Now, it might seem strange that I would say that when verses 4-10 are full of strong language against sin; but remember, in chapter 1 John has already said that no one can claim not to be a sinner, and anyone who does is a liar. Remember that he said that as he was talking about the importance of walking in the light—we walk in the light, we have fellowship with God, and yet we know that we do stumble and we do sin; the key is that when this happens, we are in Christ, who allowed himself to be crucified for us as the sacrifice to pay the price for our sin and purify us from our unrighteousness. He became sin for us so that he might be our righteousness—so that we might have his righteousness instead of our own, because our own wasn’t good enough.

And remember the context of this passage, why John is writing this letter: because there were those in the church who had left to follow their own preferred version of Jesus. This is the sin of rebellion—or lawlessness, as the NIV renders it in verse 4—of choosing to reject the will of God because his will isn’t what we want it to be. It’s the sin of choosing the darkness over the light. Do we sin? Yes, and then we repent, we ask forgiveness, we seek to make it right—and above all, we trust in Jesus and give thanks for his grace. We sin, but we don’t go on sinning; we give our sin to Jesus, who took it all on the cross, and we are cleansed. As Luther said, we are at one and the same time sinners and saints: we sin, but Jesus takes away our sin; there is darkness yet in us, but the light of Christ is in us, driving away the darkness. We sin in various ways, but by the power of Christ in us, by the work of his Spirit, we continue to choose him over sin But those who are committed to sin—those who, when it comes down to brass tacks, choose their sin over Christ—don’t abide in him, they abide in sin, and so their sin remains.

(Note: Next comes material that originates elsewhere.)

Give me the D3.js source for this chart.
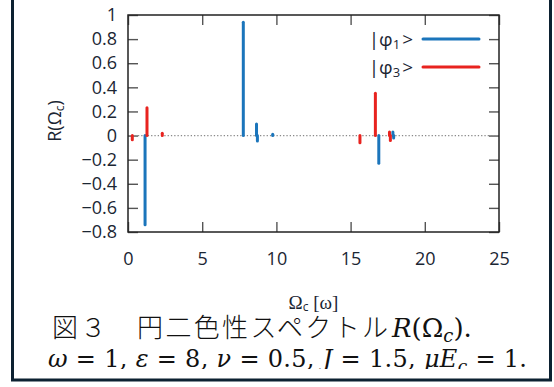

The bottom line is that this is about living as God’s beloved children. Be loved; live in his love; let him teach us what that means, rather than insisting on defining it for ourselves; trust him to know and do what’s best for us, obey his commandments, and follow where he leads; and when we don’t, repent of our disobedience and ask him to forgive us. He loves us; he has redeemed us; he will never let go of us. All we need is to abide in him, and all will be well.